The town of Ordeal, Saskatchewan, set upon the open prairie, is dying, its citizens leaving voluntarily or being forced out economically. It has been built up by the folly of the past, and since then, greed for ever more production, to feed desires for more and better material things has finally led to a collapse in farming. The land can no longer support small, independent farmers. Agribusiness is the supposed future (another folly) and it has no need of towns like Ordeal. The various levels of government are abandoning Ordeal as there is no point pretending it can survive as it was.
Amidst all the destruction, we briefly see a single character, barely mentioned, that lives nearby on a farm described as a paradise. It actually works. The owner lives simply, living close to nature, attempting to work with it, not against it. But the desire for progress-the myth that it will lead to better lives-is still too strong for the townspeople of Ordeal. Better to fail and fade away than learn from paradise, which they see as backwards, anti-progress, something somehow negative, and therefor best avoided.

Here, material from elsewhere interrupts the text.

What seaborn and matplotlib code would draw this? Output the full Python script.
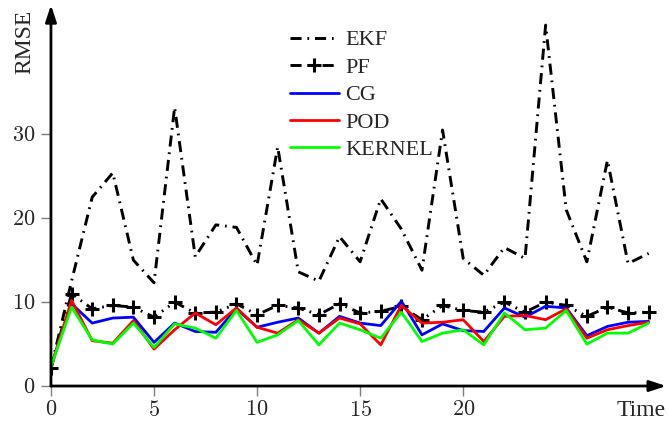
import matplotlib
matplotlib.use("Agg")
import matplotlib.pyplot as plt
import seaborn as sns

# RMSE per time step for each estimator
time = list(range(30))
ekf = [2.1, 12.5, 22.5, 25.4, 15.0, 12.3, 33.2, 15.4, 19.2, 18.9, 14.4, 28.5, 13.6, 12.5, 17.8,
       14.8, 22.3, 18.7, 13.8, 30.5, 15.2, 13.2, 16.5, 15.2, 43.0, 21.0, 14.8, 26.9, 14.6, 15.8]
pf = [2.1, 11.0, 9.2, 9.6, 9.4, 8.2, 10.0, 8.7, 8.8, 9.8, 8.5, 9.6, 9.3, 8.5, 9.8,
      8.7, 8.9, 9.5, 7.9, 9.6, 9.0, 8.8, 10.0, 8.8, 10.0, 9.6, 8.3, 9.4, 8.7, 8.8]
cg = [2.3, 9.8, 7.5, 8.1, 8.2, 5.2, 7.5, 6.5, 6.4, 9.2, 7.0, 7.6, 8.1, 6.3, 8.3,
      7.5, 7.2, 10.1, 6.1, 7.4, 6.6, 6.5, 9.3, 8.2, 9.5, 9.3, 6.0, 7.1, 7.6, 7.7]
pod = [2.3, 10.2, 5.4, 5.1, 7.8, 4.4, 6.7, 8.7, 7.3, 9.3, 7.0, 6.3, 7.9, 6.3, 8.1,
       7.4, 4.9, 9.6, 7.5, 7.6, 7.9, 5.3, 8.3, 8.4, 7.9, 9.2, 5.7, 6.7, 7.2, 7.6]
kernel = [2.3, 9.4, 5.5, 5.0, 7.5, 4.6, 7.4, 6.9, 5.7, 9.0, 5.2, 6.1, 7.8, 4.9, 7.5,
          6.7, 5.7, 8.8, 5.3, 6.3, 6.7, 4.9, 8.7, 6.7, 6.9, 9.0, 5.0, 6.3, 6.3, 7.5]

x_ticks = [0, 5, 10, 15, 20]
y_ticks = [0, 10, 20, 30]

sns.set_style("white")
plt.rcParams['font.family'] = ['Liberation Serif', 'DejaVu Serif']
plt.rcParams['mathtext.fontset'] = 'cm'

fig = plt.figure(figsize=(6.68, 4.33), dpi=100)
ax = fig.add_axes([0.0763, 0.1085, 0.921, 0.88])

sns.lineplot(x=time, y=ekf, color='black', lw=2.1, linestyle=(0, (3.8, 2.0, 0.6, 2.0)),
             label='EKF', ax=ax)
sns.lineplot(x=time, y=pf, color='black', lw=2.1, linestyle=(0, (3.8, 2.0, 0.6, 2.0, 0.6, 2.0)),
             marker='+', markersize=10, markeredgewidth=2.2, markeredgecolor='black',
             label='PF', ax=ax)
sns.lineplot(x=time, y=cg, color='#0000ff', lw=2, label='CG', ax=ax)
sns.lineplot(x=time, y=pod, color='#ff0000', lw=2, label='POD', ax=ax)
sns.lineplot(x=time, y=kernel, color='#00ff00', lw=2, label='KERNEL', ax=ax)

ax.set_xlim(0, 29.85)
ax.set_ylim(0, 45.4)
ax.set_xticks(x_ticks)
ax.set_xticklabels([f"${v}$" for v in x_ticks])
ax.set_yticks(y_ticks)
ax.set_yticklabels([f"${v}$" for v in y_ticks])
ax.tick_params(bottom=True, left=True, direction='out', length=7, width=1,
               color='gray', pad=4, labelsize=16)

# axis lines with arrow heads instead of spines
for s in ax.spines.values():
    s.set_visible(False)
arrow = dict(arrowstyle='-|>,head_length=1.0,head_width=0.33', color='black', lw=2,
             shrinkA=0, shrinkB=0)
ax.annotate('', xy=(1, 0), xytext=(0, 0), xycoords='axes fraction', arrowprops=arrow,
            annotation_clip=False)
ax.annotate('', xy=(0, 1), xytext=(0, 0), xycoords='axes fraction', arrowprops=arrow,
            annotation_clip=False)

ax.set_xlabel("Time", fontsize=17)
ax.xaxis.set_label_coords(0.959, -0.037)
ax.set_ylabel("RMSE", fontsize=17)
ax.yaxis.set_label_coords(-0.026, 0.903)

ax.legend(loc='upper left', bbox_to_anchor=(0.434, 0.931), bbox_transform=fig.transFigure,
          frameon=False, fontsize=16, handlelength=2.2, handletextpad=0.3,
          labelspacing=0.31, borderpad=0, borderaxespad=0)

fig.savefig("out.png", dpi=100)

This is a 3.5 star read rounded up. It is not a sequel to the better, but different, Perfection of the morning. The story is set in a small prairie town in Saskatchewan, and concentrated on the people more than the natural setting. And quite an interesting variety they are, from the wives, widows, potter, post master, store keeper, coffee shop owner, and political activists, and most prominently, religious zealots and the important farmers and family groupings. Although it is not a natural history book, nor an historical one, it is completely grounded in its setting of prairie life disappearing as towns die and drought kills off crop land. It reads like a slice of life in the dust bowl, but injects a more modern perspective, emphasizing the debt to bankers who really own their new tractors and cars and how easily people become complacent and assume the good times will last and keep improving. Inject into this mix dreams of the past which seem to be omens, and questions of arrogance, faith, urban rural divide, and a wonderful sense of place and questions of belonging , and it becomes a book worth reading. It has a tendency to read like vignettes rather than a novel, but if you have a fondness for the atmosphere the author can create, and prairie survival, you will be glad you read this book.
This is the third in a trilogy of rural life but they are not really connected character wise. This story follows several characters in a small town and surrounding farm area, an area that is suffering due to drought and over spending, an area at risk for losing everything.